_THE TASK_. Exactly reproduce the lines of the listing below from the one containing "Output the web" through the one containing "const x0 = 77, x1". Skip the images.

_DATA EXCERPTS_.
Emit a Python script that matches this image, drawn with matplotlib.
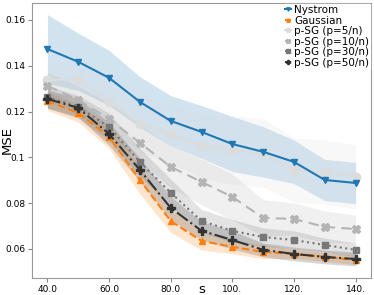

--

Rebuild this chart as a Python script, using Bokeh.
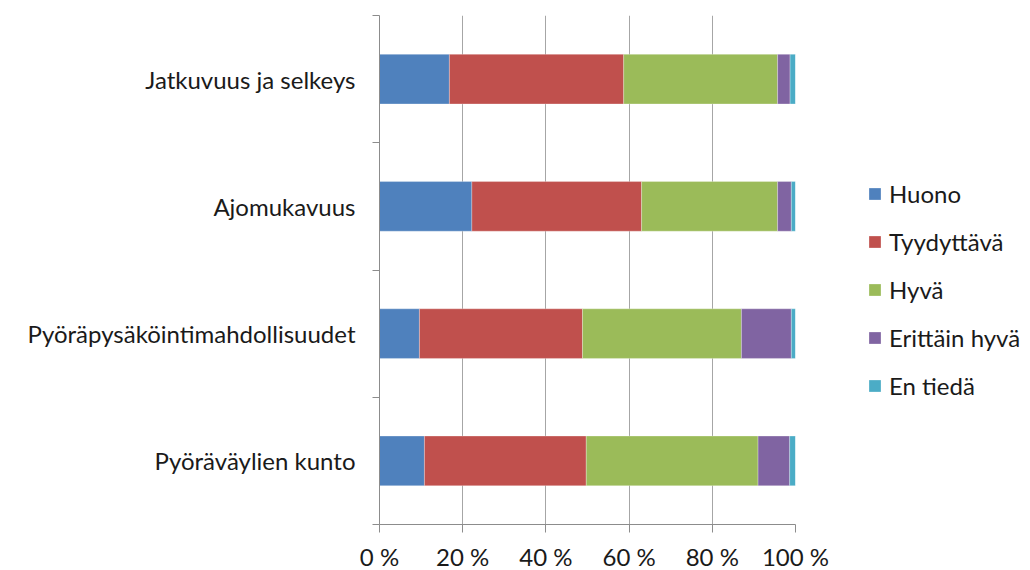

* * *

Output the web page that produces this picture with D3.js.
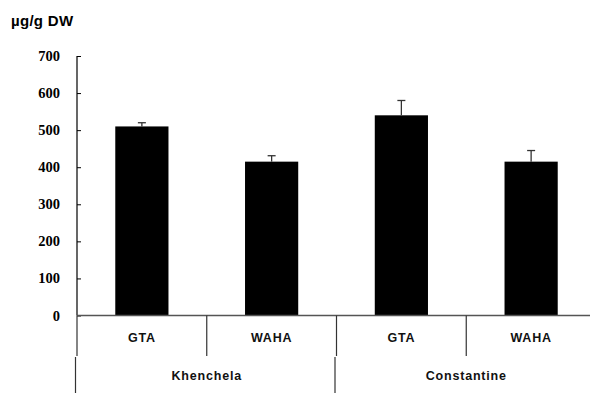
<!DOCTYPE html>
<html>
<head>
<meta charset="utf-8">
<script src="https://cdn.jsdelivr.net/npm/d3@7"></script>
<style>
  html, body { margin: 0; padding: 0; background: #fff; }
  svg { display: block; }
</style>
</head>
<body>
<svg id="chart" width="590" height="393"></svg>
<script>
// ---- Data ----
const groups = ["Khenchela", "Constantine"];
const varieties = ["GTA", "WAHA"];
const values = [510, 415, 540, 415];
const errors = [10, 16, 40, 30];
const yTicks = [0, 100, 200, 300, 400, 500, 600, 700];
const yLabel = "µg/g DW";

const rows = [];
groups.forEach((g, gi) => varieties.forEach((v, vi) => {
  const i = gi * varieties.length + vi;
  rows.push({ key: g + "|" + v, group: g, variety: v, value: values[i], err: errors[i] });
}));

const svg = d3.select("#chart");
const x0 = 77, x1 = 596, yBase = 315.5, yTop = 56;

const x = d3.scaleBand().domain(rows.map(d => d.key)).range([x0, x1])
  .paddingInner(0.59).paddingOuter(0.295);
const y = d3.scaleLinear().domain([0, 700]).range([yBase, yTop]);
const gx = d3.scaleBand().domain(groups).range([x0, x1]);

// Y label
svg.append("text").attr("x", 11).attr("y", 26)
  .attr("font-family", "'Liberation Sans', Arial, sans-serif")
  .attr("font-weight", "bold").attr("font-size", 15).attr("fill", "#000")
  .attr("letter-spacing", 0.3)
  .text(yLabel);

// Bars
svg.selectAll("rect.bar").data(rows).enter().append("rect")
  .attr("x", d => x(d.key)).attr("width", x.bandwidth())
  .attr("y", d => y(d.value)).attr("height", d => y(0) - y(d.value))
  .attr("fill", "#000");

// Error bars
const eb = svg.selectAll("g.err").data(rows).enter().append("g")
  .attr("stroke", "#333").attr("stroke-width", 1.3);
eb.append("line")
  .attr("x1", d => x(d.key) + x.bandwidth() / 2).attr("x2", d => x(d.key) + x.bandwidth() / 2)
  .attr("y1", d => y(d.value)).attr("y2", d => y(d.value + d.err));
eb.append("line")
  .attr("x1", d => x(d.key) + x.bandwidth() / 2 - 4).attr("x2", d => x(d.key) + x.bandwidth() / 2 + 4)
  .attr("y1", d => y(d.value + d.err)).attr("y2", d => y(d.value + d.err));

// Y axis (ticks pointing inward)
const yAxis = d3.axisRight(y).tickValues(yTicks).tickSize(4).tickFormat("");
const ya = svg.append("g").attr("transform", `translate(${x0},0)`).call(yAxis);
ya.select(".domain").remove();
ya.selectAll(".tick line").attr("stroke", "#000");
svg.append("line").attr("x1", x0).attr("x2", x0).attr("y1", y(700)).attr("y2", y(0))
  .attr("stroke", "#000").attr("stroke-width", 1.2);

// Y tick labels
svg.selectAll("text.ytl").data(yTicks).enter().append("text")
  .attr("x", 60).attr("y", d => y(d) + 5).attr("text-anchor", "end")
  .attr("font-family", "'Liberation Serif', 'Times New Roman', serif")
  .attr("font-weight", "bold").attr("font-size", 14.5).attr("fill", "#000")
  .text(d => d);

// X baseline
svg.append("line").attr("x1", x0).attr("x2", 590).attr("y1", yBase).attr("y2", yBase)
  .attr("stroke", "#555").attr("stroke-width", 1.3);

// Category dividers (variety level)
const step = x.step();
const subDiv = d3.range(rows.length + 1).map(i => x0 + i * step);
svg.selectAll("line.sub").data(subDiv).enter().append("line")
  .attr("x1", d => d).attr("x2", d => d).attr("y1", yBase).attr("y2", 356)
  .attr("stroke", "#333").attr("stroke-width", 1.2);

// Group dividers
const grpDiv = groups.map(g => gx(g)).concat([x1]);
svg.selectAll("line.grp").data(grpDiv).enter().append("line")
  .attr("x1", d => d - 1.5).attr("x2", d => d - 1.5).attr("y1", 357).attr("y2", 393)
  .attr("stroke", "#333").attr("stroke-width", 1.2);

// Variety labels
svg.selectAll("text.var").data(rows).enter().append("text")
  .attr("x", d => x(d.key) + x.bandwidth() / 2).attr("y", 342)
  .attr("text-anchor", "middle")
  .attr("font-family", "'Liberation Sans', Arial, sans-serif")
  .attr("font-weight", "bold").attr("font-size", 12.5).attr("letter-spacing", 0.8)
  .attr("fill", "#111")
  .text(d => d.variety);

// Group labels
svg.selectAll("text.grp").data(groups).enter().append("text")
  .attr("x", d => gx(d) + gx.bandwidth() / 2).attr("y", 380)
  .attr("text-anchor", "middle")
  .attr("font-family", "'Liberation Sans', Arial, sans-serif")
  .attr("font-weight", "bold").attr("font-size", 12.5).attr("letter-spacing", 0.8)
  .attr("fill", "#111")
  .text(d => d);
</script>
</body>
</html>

_EXERCISE SOLUTION_.
Output the web page that produces this picture with D3.js.
<!DOCTYPE html>
<html>
<head>
<meta charset="utf-8">
<script src="https://cdn.jsdelivr.net/npm/d3@7"></script>
<style>
  html, body { margin: 0; padding: 0; background: #fff; }
  svg { display: block; }
</style>
</head>
<body>
<svg id="chart" width="590" height="393"></svg>
<script>
// ---- Data ----
const groups = ["Khenchela", "Constantine"];
const varieties = ["GTA", "WAHA"];
const values = [510, 415, 540, 415];
const errors = [10, 16, 40, 30];
const yTicks = [0, 100, 200, 300, 400, 500, 600, 700];
const yLabel = "µg/g DW";

const rows = [];
groups.forEach((g, gi) => varieties.forEach((v, vi) => {
  const i = gi * varieties.length + vi;
  rows.push({ key: g + "|" + v, group: g, variety: v, value: values[i], err: errors[i] });
}));

const svg = d3.select("#chart");
const x0 = 77, x1 = 596, yBase = 315.5, yTop = 56;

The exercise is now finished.